As I take my dying breath the year will be 2060. The Earth is busted flush. The thermostat gone haywire, the half-life of all wild things has brought biodiversity to a point where half of all things have decayed and disappeared forever due in no small part to the destructive path left by man. Our once beautiful Earth is neurotically trying to cool itself with ocean-bearing storms of such magnitude that half the coastlines of the world have been wholesale abandoned. The interior too has turned infertile from the nutrient-depleting process of a failed global agriculture where not even a world governing oligarchy run by the board of Monsanto can succeed in feeding a human population consisting of more mouths than spoonfuls to feed them. Remaining populations subsist on semi-coastal strip at the high latitudes between 50-100 kms inland. Human population has gone into irreversible decline. Boom populations (Bangladesh for one) have gone boom in an implosion. Negative growth populations like Denmark weather the weather change that bit better.

Hardest hit is the Persian Gulf. So long the chief benefactor of the economic system that landed us in this terrible morass in the first place, the region is now practically uninhabitable. What were unbearably hot midsummer days in 2016 are by 2060 normal winter’s day. Only a few super-wealthy elites from families who got the best from oil, who saw the writing on the wall while all others had their faces turned to Mecca and car showrooms, survive in subterranean networks and domed city-states. Thermally-adapted aircraft whisk them off to cooler climes in northern Europe when the post-catastrophe sheikhs and sheikhas are not busy lording and ladying it over the captives of their desert city-states. Now all that exists outside the dome are a few hardy brigands, sandmen from Tatooine, and their genetically freakish camels that can walk on burning coals. Only the suicidal exit the airtight gates of the Dubai city-state. Those, and the old who are expected to end it gracefully so that others may occupy their bed space. Naturally, realty is even more premium sought after than it is in 2016.
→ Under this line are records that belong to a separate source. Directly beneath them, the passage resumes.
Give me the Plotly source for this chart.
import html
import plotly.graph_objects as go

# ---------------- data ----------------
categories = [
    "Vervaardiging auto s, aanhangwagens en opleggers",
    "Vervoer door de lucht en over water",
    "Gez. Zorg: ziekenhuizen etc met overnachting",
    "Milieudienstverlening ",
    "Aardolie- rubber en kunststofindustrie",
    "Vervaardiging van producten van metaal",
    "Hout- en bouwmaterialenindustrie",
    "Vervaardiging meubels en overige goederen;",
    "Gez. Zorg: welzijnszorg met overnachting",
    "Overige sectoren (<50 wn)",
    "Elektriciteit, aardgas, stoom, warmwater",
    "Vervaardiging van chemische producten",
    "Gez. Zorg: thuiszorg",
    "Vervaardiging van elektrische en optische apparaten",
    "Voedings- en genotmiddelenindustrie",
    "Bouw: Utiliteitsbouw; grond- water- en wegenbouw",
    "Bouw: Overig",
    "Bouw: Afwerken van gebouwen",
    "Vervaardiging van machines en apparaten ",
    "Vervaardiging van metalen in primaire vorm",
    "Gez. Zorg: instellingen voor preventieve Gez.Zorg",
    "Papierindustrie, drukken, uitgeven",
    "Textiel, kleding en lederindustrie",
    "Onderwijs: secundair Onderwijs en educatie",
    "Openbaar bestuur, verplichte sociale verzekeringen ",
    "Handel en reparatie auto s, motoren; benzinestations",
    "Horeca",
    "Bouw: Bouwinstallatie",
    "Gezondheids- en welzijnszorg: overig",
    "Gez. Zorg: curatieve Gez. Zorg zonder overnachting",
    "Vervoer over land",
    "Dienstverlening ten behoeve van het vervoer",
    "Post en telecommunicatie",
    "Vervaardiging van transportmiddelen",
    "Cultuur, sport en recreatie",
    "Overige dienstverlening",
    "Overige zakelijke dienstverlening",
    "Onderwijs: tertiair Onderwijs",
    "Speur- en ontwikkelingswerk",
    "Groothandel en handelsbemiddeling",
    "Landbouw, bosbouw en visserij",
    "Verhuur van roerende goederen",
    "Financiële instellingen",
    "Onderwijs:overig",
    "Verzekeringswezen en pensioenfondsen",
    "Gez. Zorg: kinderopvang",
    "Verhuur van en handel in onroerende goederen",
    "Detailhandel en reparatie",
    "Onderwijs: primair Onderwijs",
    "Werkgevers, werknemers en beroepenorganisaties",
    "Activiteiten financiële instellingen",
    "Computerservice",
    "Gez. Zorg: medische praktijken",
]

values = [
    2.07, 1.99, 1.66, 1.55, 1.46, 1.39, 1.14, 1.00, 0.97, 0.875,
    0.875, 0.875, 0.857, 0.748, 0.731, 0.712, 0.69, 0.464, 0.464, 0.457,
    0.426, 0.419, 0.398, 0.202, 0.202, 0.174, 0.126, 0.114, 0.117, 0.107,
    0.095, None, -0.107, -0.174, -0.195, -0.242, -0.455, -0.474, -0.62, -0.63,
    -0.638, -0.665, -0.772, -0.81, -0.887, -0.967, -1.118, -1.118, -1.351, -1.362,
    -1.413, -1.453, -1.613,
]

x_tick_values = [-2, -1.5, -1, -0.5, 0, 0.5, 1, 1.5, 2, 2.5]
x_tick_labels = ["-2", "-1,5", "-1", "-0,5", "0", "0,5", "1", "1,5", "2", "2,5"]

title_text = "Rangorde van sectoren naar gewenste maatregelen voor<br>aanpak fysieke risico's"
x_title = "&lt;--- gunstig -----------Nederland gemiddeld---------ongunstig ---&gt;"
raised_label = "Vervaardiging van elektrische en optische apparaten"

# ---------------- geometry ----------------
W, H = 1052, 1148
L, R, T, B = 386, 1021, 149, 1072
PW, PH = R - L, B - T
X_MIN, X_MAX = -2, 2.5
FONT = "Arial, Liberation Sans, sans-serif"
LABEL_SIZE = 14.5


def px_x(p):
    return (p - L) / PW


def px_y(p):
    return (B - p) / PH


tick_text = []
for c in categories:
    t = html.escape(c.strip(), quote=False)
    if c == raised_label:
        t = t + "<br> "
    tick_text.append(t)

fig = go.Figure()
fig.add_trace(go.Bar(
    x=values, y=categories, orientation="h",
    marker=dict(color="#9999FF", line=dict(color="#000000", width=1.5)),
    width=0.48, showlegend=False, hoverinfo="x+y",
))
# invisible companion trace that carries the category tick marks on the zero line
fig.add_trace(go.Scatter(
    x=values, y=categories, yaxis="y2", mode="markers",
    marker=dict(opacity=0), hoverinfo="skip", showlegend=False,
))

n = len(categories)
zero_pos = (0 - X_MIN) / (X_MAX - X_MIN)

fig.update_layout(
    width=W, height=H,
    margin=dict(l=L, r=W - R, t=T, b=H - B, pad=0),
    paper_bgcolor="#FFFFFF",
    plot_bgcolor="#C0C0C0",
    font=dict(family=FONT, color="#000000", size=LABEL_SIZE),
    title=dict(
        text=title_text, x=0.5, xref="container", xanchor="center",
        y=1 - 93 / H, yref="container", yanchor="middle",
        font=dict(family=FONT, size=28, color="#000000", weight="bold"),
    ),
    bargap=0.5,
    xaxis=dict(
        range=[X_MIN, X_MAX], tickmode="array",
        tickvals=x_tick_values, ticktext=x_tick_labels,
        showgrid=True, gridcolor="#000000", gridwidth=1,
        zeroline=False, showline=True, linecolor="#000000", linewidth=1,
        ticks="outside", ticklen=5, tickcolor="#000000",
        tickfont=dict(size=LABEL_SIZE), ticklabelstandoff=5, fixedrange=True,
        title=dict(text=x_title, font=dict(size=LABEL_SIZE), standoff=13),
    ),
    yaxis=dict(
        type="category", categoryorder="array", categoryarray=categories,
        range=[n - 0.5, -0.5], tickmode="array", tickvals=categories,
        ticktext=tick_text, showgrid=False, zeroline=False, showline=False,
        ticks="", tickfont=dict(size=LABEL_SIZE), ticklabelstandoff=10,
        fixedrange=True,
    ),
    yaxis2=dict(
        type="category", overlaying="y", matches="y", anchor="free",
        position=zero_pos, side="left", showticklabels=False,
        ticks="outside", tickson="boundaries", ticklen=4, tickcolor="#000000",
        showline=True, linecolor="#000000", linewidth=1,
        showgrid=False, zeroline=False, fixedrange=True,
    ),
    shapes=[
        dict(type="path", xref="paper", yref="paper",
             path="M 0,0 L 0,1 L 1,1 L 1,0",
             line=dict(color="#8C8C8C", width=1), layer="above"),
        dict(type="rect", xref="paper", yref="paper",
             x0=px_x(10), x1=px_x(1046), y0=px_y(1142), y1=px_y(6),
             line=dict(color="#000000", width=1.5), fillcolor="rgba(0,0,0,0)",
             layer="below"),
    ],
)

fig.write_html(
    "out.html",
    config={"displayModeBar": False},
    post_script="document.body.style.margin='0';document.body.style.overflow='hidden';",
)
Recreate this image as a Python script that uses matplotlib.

In 2016 the media was ablaze with stories of ancient city-settlements lost and found. Thanks to aerial laser mapping, archaeologists revealed buried platforms belonging to the Nabateans of Petra. Raised mounds and embankments, barely visible under a mop of vegetation, hinted at a Khmer super-city adjoining the ruins of Angkor. They flourished and then were no more. Unlike the postmodern city-state on the firing line of global environmental catastrophe it helped to foment, at least the lost and found ruins submerged under the sands of Petra lasted a good few hundred years.

Who would have thought it would be so short-lived? In this early 21st century civilisation built on the riches of 20th century oil, what now from my 18th floor window seems tranquil and permanent has been wholesale abandoned by 2060. The grid pattern of the coastal city has been reduced to geometric outlines visible from the air that draw a faint outline over a lifeless and skeletal coastline. Even the toughest, savviest survivalist, the stray dog, no longer barks his woes in the night. For hundreds, even thousands, of square miles all that remains of what once was are these domes. They are what used to be the caravansarais of yore, except only the wealthiest traders are now welcomed in. A vast acrylic parasol glimmering from far, distant dunes, Dubai is one such haven of life. Abu Dhabi another. Life holds on because the closed climate system is powered by huge air-conditioned units that, were they to fail, would result in the slow cooking of every last inhabitant, as the interior of the dome succumbs to an equalizing of temperature with that of the outside. There is no escaping the unremitting sun, nor the dust that coats the exterior, for which the criminal class pay with their condemned lives by facing the outside to dust and hose the acrylic clean.

22-44-88. The years multiply. The physical decay that started aged 22 will continue. Life experience will transform us all, into what state only slow and inexorable decay will decide. Still, a half-life is better than no life at all.